Lacuna histórica

Lacuna histórica

por Helder Ferreira

Mesmo com a sanção da Lei 11.645, em março de 2008, que instituiu o ensino obrigatório da história e cultura indígena em todas as séries do Ensino Básico, ainda são escassos os estudos arqueológicos feitos sobre as civilizações que ocuparam o Brasil na era pré-colonial.

Para Eduardo Góes Neves, arqueólogo e professor do Museu de Arqueologia e Etnologia da Universidade de São Paulo (MAE/USP), que desenvolve pesquisa sobre civilizações que ocuparam a bacia amazônica, há um grande desinteresse do Estado e de instituições privadas em investir na pesquisa sobre a história pré-colonial brasileira. “Acredito que boa parte dessa falta de interesse advenha de um pensamento racista. O Brasil ainda tem muita dificuldade em se assumir como um país mestiço”, afirma ele.

Ele acredita que este tipo de desinteresse é conveniente para as políticas exploratórias nas florestas brasileiras, em especial, na Amazônia. “Se você fala que não havia ninguém na Amazônia, você faz tábula rasa e, de certa forma, justifica a devastação desenfreada da floresta”, disse. “Essa visão preconceituosa atravanca o desenvolvimento econômico, cultural e social do país, interfere na questão da identidade brasileira e remove a possibilidade dos povos que aqui estavam de terem história”.

Neves crê que estudos mais aprofundados sobre as populações que já ocuparam o local poderiam quebrar a ideia de “mata virgem pronta para ser explorada”, já tão difundida, e expor a Amazônia não somente como uma reserva natural, mas também cultural. “Há muito sobre nossas origens que poderíamos aprender de estudos feitos na floresta. Se há algo que podemos aprender com a História é a incorporar e aceitar a diversidade de nossa cultura”, opinou.
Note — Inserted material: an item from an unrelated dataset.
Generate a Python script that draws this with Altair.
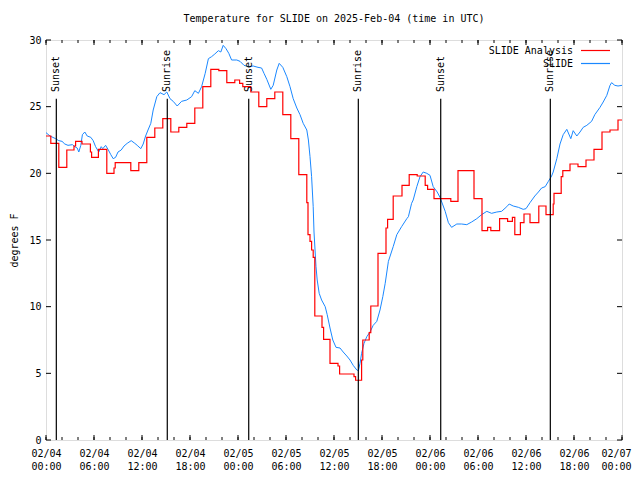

Mestre em História Social pela USP, a professora Juliana Lopes concorda com Neves. “Em um país onde tradicionalmente índios e negros foram colocados em posições sociais subalternas, não é de se espantar que a mestiçagem com esses setores seja vista com maus olhos”. Ela também crê que boa parte deste preconceito seja proveniente das teorias racialistas – que classificavam como inferiores as etnias diferentes da caucasiana – desenvolvidas em âmbito científico sobretudo a partir da metade do século 19.

No entanto, ela também acredita que o desinteresse na história pré-colonial seja, em parte, culpa do modo como o sistema acadêmico brasileiro foi estruturado. “O currículo das faculdades de Ciências Humanas do país foi montado a partir da experiência do colonizador, que tem, é claro, o europeu como protagonista. Desde então, não houve reformas estruturais nesse currículo, que vem sendo reproduzido como se fosse a única possibilidade”, comenta.

Lopes reitera a importância do incentivo aos estudos pré-coloniais nas Américas, não apenas para melhorias na academia, mas, também, na própria sociedade. “O estudo das sociedades pré-coloniais ampliaria, nos tempos atuais, as noções de participação histórica de grupos subalternizados, e talvez levaria a uma melhor e maior atuação desses mesmos setores no cenário político e social tão complicado em que vivemos”.